When I woke up from my nap last night after watching the news, Wheel of Fortune was playing. I frantically grabbed for the remote to turn the TV off. But I couldn’t find the remote. Oh my goodness. The Wheel kept playing on and on.
When I finally turned the show off, I went into my study panting for breath. I nearly lost anything about myself that could be called sophistication or taste. I grabbed my smoking jacket and dropped into my reading chair with my thick volume from David Hume’s works. Something has got to change.
Are you a person with taste? Specifically, do you possess appropriate literary taste? Hmm. That’s a pretty personal question and I know that nearly all of you will say that of course you have whatever kind of taste you want, thank you. (And I am asking this question of myself as well.)
It seems there’s always some sort of question like this: “What if, yeah, yeah, I know I’m supposed to like novels by people like Ernest Hemingway or Toni Morrison. But I just grind my teeth trying to get through them.”
Ok, ok, don’t click out of this blog just yet. I’ve got to confess that I always found trying to get through Moby Dick to be quite a slog. I did it once, actually. And it took me years before I could read Hemingway, but I did finally start reading him. So, don’t dismiss me here. Instead, let’s see about this idea of taste, good literary taste.
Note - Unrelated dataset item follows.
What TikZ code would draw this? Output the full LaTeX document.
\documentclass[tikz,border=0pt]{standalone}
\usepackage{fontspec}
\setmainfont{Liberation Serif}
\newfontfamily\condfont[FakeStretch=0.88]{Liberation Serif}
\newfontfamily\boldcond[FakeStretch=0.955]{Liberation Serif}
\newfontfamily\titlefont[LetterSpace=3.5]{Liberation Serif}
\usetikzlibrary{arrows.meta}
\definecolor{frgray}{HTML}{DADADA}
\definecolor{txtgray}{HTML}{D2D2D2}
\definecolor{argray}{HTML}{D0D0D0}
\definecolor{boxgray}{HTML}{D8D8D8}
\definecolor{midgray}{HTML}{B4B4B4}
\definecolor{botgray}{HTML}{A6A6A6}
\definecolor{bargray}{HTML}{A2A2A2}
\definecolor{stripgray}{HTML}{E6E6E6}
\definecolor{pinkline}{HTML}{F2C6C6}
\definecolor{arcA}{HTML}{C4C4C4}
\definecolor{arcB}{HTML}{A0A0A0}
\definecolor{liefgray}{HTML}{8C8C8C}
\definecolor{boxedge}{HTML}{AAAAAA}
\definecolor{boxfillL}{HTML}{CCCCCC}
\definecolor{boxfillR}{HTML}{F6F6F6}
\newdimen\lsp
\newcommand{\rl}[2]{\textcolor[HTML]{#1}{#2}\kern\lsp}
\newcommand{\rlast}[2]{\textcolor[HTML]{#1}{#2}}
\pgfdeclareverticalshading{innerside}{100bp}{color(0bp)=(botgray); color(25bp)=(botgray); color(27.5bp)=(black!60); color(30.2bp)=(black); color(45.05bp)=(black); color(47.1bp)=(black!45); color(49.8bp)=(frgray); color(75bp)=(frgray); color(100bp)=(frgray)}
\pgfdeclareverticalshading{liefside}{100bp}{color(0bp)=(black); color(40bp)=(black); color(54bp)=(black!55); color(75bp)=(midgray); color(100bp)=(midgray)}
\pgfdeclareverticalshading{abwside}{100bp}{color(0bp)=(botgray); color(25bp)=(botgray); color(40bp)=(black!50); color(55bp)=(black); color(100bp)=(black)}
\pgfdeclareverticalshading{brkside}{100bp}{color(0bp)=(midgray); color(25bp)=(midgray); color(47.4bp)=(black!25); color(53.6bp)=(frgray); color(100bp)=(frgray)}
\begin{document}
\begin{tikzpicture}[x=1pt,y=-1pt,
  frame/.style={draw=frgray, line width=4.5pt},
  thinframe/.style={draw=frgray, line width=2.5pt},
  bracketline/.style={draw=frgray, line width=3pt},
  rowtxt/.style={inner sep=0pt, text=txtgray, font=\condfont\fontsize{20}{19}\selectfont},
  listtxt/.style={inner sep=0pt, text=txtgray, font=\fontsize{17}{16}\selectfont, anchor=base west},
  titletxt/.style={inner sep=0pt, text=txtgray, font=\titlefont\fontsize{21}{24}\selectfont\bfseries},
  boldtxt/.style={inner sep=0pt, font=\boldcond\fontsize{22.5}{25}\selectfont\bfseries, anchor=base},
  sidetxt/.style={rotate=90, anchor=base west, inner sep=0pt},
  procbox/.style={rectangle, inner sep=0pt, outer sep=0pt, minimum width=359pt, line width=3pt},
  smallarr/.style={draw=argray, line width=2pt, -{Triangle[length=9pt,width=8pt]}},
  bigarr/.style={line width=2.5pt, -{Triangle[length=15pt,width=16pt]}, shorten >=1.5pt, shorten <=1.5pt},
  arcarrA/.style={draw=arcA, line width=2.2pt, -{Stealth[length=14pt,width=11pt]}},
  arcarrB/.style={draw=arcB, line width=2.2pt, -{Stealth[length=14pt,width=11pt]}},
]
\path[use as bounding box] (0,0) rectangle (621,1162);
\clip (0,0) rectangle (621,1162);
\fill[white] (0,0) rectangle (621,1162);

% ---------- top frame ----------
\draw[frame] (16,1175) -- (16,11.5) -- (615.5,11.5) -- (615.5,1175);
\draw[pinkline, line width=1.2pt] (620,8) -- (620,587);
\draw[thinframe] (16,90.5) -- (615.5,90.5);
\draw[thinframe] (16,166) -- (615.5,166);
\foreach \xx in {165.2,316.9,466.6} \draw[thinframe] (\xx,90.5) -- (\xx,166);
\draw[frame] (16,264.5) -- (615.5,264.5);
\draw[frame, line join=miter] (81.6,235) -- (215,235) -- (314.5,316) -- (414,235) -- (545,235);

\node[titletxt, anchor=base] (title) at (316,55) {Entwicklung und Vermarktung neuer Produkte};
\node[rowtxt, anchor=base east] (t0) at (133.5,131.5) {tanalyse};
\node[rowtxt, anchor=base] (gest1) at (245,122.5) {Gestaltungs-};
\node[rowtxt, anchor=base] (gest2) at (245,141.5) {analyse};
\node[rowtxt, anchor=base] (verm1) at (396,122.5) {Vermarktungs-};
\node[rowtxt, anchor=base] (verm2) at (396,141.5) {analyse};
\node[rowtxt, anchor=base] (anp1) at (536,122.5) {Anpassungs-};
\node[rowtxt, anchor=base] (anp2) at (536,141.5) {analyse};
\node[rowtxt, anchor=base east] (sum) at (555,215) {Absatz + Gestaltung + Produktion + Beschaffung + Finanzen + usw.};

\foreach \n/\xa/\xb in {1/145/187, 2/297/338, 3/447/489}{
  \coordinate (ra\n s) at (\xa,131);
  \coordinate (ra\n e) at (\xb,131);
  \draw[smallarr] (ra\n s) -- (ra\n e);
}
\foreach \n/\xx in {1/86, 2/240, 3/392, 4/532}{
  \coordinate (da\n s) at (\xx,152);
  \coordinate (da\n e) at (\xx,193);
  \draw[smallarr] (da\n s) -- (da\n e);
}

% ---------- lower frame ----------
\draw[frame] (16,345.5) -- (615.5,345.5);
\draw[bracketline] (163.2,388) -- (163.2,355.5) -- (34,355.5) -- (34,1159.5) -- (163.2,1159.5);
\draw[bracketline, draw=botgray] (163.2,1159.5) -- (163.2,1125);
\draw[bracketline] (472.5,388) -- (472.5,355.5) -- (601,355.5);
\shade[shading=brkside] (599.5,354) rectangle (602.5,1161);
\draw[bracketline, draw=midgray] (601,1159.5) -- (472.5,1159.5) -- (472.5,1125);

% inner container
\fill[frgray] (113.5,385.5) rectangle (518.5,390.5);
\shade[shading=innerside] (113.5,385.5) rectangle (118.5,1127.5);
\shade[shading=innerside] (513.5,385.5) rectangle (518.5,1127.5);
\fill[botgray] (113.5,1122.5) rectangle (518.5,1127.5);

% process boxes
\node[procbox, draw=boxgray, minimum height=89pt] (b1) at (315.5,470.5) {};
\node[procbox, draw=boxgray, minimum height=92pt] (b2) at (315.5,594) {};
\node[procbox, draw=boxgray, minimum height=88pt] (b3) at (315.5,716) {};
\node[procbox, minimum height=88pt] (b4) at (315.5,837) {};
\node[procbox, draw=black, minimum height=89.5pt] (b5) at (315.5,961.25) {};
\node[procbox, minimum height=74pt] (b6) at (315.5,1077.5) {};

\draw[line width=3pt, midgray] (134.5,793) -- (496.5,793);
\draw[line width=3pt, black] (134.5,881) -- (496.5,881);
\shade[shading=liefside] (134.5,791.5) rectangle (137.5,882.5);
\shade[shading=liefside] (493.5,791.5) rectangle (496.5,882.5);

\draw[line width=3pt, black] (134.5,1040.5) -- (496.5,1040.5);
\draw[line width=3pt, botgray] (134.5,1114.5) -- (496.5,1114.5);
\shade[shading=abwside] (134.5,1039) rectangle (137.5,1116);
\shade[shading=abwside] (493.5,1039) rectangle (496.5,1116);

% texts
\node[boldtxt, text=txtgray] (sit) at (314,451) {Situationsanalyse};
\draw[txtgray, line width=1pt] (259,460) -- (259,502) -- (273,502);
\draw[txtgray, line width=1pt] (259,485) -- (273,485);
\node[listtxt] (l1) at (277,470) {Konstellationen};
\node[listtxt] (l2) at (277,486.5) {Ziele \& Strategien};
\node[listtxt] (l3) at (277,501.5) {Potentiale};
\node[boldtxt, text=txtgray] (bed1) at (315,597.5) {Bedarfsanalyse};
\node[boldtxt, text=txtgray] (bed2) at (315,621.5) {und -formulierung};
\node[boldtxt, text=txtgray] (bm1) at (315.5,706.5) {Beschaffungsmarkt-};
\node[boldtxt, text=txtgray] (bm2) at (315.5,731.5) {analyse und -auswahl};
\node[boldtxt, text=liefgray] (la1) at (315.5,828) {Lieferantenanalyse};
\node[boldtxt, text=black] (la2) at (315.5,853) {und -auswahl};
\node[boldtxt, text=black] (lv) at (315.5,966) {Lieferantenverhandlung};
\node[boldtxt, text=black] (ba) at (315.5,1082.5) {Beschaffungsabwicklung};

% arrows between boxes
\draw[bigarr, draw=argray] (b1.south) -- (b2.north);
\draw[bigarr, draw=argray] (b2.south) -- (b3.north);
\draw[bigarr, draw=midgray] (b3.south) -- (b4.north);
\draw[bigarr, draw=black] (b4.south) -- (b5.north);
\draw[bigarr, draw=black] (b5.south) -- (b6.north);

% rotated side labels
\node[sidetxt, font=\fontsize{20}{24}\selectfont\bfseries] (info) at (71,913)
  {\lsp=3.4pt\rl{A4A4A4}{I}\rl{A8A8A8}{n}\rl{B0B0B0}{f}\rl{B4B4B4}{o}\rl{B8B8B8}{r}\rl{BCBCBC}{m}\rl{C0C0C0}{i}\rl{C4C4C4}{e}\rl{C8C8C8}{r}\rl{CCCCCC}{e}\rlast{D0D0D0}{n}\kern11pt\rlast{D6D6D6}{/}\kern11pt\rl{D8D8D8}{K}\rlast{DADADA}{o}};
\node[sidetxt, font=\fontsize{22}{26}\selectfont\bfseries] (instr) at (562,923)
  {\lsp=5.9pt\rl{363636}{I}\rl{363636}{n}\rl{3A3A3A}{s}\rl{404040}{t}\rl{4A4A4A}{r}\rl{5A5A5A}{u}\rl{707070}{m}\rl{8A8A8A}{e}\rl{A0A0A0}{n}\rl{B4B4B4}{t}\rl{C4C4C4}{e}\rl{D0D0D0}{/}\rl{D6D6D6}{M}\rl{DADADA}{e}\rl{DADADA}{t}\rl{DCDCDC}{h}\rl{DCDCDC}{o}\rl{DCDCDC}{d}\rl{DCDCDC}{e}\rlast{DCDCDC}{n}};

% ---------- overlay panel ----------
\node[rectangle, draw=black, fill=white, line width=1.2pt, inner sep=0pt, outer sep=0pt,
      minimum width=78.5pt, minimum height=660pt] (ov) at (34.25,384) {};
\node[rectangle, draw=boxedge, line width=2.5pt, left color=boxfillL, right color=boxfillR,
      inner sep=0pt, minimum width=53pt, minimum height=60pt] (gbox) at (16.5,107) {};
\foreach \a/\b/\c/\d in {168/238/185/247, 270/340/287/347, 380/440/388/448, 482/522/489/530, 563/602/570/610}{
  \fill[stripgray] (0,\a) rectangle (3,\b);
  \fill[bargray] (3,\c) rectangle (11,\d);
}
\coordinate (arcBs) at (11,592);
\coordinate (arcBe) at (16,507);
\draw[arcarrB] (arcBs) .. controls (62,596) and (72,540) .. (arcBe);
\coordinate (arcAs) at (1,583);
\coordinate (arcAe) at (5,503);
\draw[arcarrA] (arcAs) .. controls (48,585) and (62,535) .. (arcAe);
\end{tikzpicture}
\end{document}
Is it simply enough that we know what we like whether or not we know what’s good?
Let’s get philosophical. The great English thinker David Hume (1711-1776) wrote what I’m sure he intended to be the definitive study of taste: Of the Standard of Taste. Hume is famous for, among many things, his view that “there is no disputing of tastes.” Ok, so it’s with Hume that we usually go for the common attitude that taste is definite, measurable, accountable, and that only a few possess taste.
He says, “ It is natural for us to seek a Standard of Taste; a rule, by which the various sentiments of men may be reconciled; at least, a decision, afforded, confirming one sentiment and condemning another.”
Don’t you love this? Don’t you want to be one of the people who know, who can with authority approve of one work of literature and condemn to smithereens another? I always wanted to be the guy who gave a two thumbs up to movies and two or three thumbs down to others. Alas.
Or try this idea out by our friend Hume (pronounced hmm, I think):
“Among a thousand different opinions which different men may entertain of the same subject, there is one, and but one, that is just and true; and the difficulty is to fix and ascertain it.”
I know that the temptation is just to dismiss all talk of good taste such as this from Hume, and just say something like “Everybody’s taste is different” or one person’s taste is just as good as another’s.”
But what if David Hume was right? What if there was really one standard of taste for us today in 2015? What if good taste was indisputable? What would that be like?
Why not try it out? Judge by Hume’s credo everything about you? Trust yourself.